Cette première étape de la soutenance, consacrée à la présentation succincte de la thèse par le candidat, a fait place aux échanges avec les membres du jury. Ainsi, rapporteurs, examinateurs, directeur et co-directeur de thèse et président du jury ont scruté le travail, allant de la forme au fond.
Entre questions d’éclaircissement, d’explications et commentaires, le jury a salué, entre autres, la pertinence de la thématique, la qualité du travail… qui dénote du dévouement du doctorant. Après avoir également soumis le candidat à une explication accessible au grand public du contenu de son travail et à une traduction en langue nationale mooré (sa langue maternelle), un exercice surprise pour lequel il a été félicité, le jury s’est retiré pour l’ultime acte, c’est-à-dire la délibération.
Après une heure de suspense pour le candidat et l’assistance composée notamment de parents, d’amis, de collègues, le jury fait son retour dans la salle pour la proclamation des résultats.

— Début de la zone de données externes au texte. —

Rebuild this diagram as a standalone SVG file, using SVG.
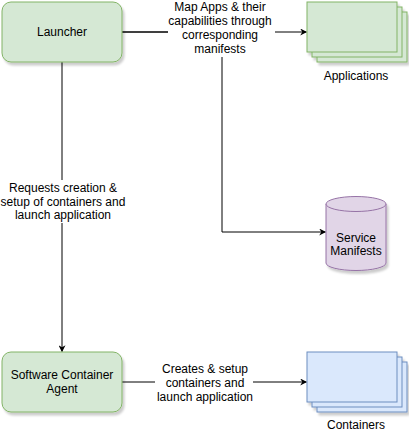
<svg xmlns="http://www.w3.org/2000/svg" width="409" height="432" viewBox="0 0 409 432">
<style>
text{font-family:"Liberation Sans",Arial,Helvetica,sans-serif;font-size:12px;fill:#000;text-anchor:middle;dominant-baseline:central}
.g{fill:#d5e8d4;stroke:#82b366;stroke-width:1}
.b{fill:#dae8fc;stroke:#6c8ebf;stroke-width:1}
.p{fill:#e1d5e7;stroke:#9673a6;stroke-width:1}
.e{fill:none;stroke:#000;stroke-width:1}
.lb{fill:#fff;stroke:none}
</style>
<defs>
<filter id="sh" x="-10%" y="-10%" width="130%" height="130%">
<feDropShadow dx="2" dy="3" stdDeviation="1.2" flood-color="#000" flood-opacity="0.2"/>
</filter>
<marker id="ar" viewBox="0 0 10 10" refX="9" refY="5" markerWidth="7" markerHeight="7" markerUnits="userSpaceOnUse" orient="auto">
<path d="M0,0 L10,5 L0,10 L3,5 Z" fill="#000"/>
</marker>
</defs>
<g id="connectors">
<path class="e" d="M122,32 H306.5" marker-end="url(#ar)"/>
<path class="e" d="M122,32 H222 V232 H325.5" marker-end="url(#ar)"/>
<path class="e" d="M62,62 V351.5" marker-end="url(#ar)"/>
<path class="e" d="M122,382 H306.5" marker-end="url(#ar)"/>
<rect class="lb" x="168" y="0" width="107" height="57"/>
<text x="220" y="7">Map Apps &amp; their</text>
<text x="220" y="21">capabilities through</text>
<text x="220" y="35">corresponding</text>
<text x="220" y="49">manifests</text>
<rect class="lb" x="1" y="180" width="126" height="43"/>
<text x="63" y="188">Requests creation &amp;</text>
<text x="63" y="202">setup of containers and</text>
<text x="63" y="215">launch application</text>
<rect class="lb" x="155" y="361" width="98" height="44"/>
<text x="205" y="369">Creates &amp; setup</text>
<text x="205" y="383">containers and</text>
<text x="205" y="397">launch application</text>
</g>
<g id="launcher">
<rect class="g" x="2" y="2" width="120" height="60" rx="9" filter="url(#sh)"/>
<text x="62" y="32">Launcher</text>
</g>
<g id="applications">
<g filter="url(#sh)">
<rect class="g" x="317" y="12" width="90" height="50"/>
<rect class="g" x="312" y="7" width="90" height="50"/>
<rect class="g" x="307" y="2" width="90" height="50"/>
</g>
<text x="356" y="76">Applications</text>
</g>
<g id="service-manifests">
<g filter="url(#sh)">
<path class="p" d="M326,204 A30,7.5 0 0 1 386,204 V263 A30,7.5 0 0 1 326,263 Z"/>
<path class="p" d="M326,204 A30,7.5 0 0 0 386,204" fill="none"/>
</g>
<text x="356" y="238">Service</text>
<text x="356" y="251">Manifests</text>
</g>
<g id="software-container-agent">
<rect class="g" x="2" y="352" width="120" height="60" rx="9" filter="url(#sh)"/>
<text x="62" y="375">Software Container</text>
<text x="62" y="389">Agent</text>
</g>
<g id="containers">
<g filter="url(#sh)">
<rect class="b" x="317" y="362" width="90" height="50"/>
<rect class="b" x="312" y="357" width="90" height="50"/>
<rect class="b" x="307" y="352" width="90" height="50"/>
</g>
<text x="356" y="425">Containers</text>
</g>
</svg>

« Le jury, après avoir pris connaissance de vos travaux, de manière unanime, vous déclare digne du grade de doctorat de l’université Joseph Ki-Zerbo, avec la mention très honorable », a proclamé le président du jury, arrachant une salve d’applaudissements dans la salle.
Réagissant au sortir de la soutenance, le président du jury, Harouna Karambiri, professeur titulaire à 2iE, Burkina Faso, a mis en exergue le mérite de la thèse qui, selon lui, apporte un éclairage nouveau sur le devenir des ressources en eau dans un contexte d’usage multiple.
« Cette recherche s’inscrit dans une problématique non seulement nationale, qui touche le Burkina Faso, mais aussi régionale ; autant le Burkina est touché, autant les autres pays de la sous-région (Mali, Niger, Côte d’Ivoire ou Ghana) sont touchés par cette même problématique. Donc, cette étude peut, je pense, être dupliquée dans ces pays, pour justement appréhender au niveau local, au niveau national, voire régional, la problématique de l’eau ; parce que l’eau n’a pas de frontière administrative, l’eau n’a une frontière que celle de son bassin versant. Et la composition du jury, qui est international, montre l’intérêt de la problématique pour la sous-région », apprécie le président du jury.
Professeur Karambiri décèle au travail du désormais docteur Noba de nombreux points forts. « Le doctorant a d’abord mis en place une démarche scientifique, qui est très pertinente, pour la modélisation. Et cette modélisation touche dans un premier temps la modélisation climatique, parce qu’il fallait, à travers des scenarii d’évolutions climatiques, voir l’évolution des paramètres du climat, notamment la précipitation, la température, l’évapotranspiration…).
Donc, il a construit à partir des scenarii une démarche qui permet d’avoir une vision sur l’horizon moyen terme, qui est 2050, mais aussi l’horizon long terme, qui est 2 100. L’autre point fort, c’est qu’il a aussi développé une démarche de mobilisation, mobilisation de la ressource en eau à partir d’une approche hydrologique qui a permis effectivement de mettre en place un modèle qui soit validé et calibré, qui puisse permettre de traduire l’évolution de cette ressource-là. Le troisième point fort, c’est qu’il a mis en adéquation, par des assimilations futures… », fait ressortir Pr Karambiri, félicitant, une fois de plus, Dr Wendkuni Ghislain Noba.
Outre le président, le jury était composé de François Zougmoré, professeur titulaire, Université Joseph Ki-Zerbo, Burkina Faso (directeur de thèse) ; Inoussa Zongo, directeur de recherche, IRSAT-CNRST (Institut de recherche en sciences appliquées et technologies-Centre national de la recherche scientifique et technologique), Burkina (co-directeur de thèse) ; Agnidé Emmanuel Lawin, professeur titulaire, Université d’Abomey-Calavi, Bénin (rapporteur) ; Marcel B. Kébré, maître de conférences, Université Joseph Ki-Zerbo, Burkina Faso (rapporteur) ; Emmanuel Nanéma, directeur de recherche, IRSAT-CNRST, Burkina (examinateur).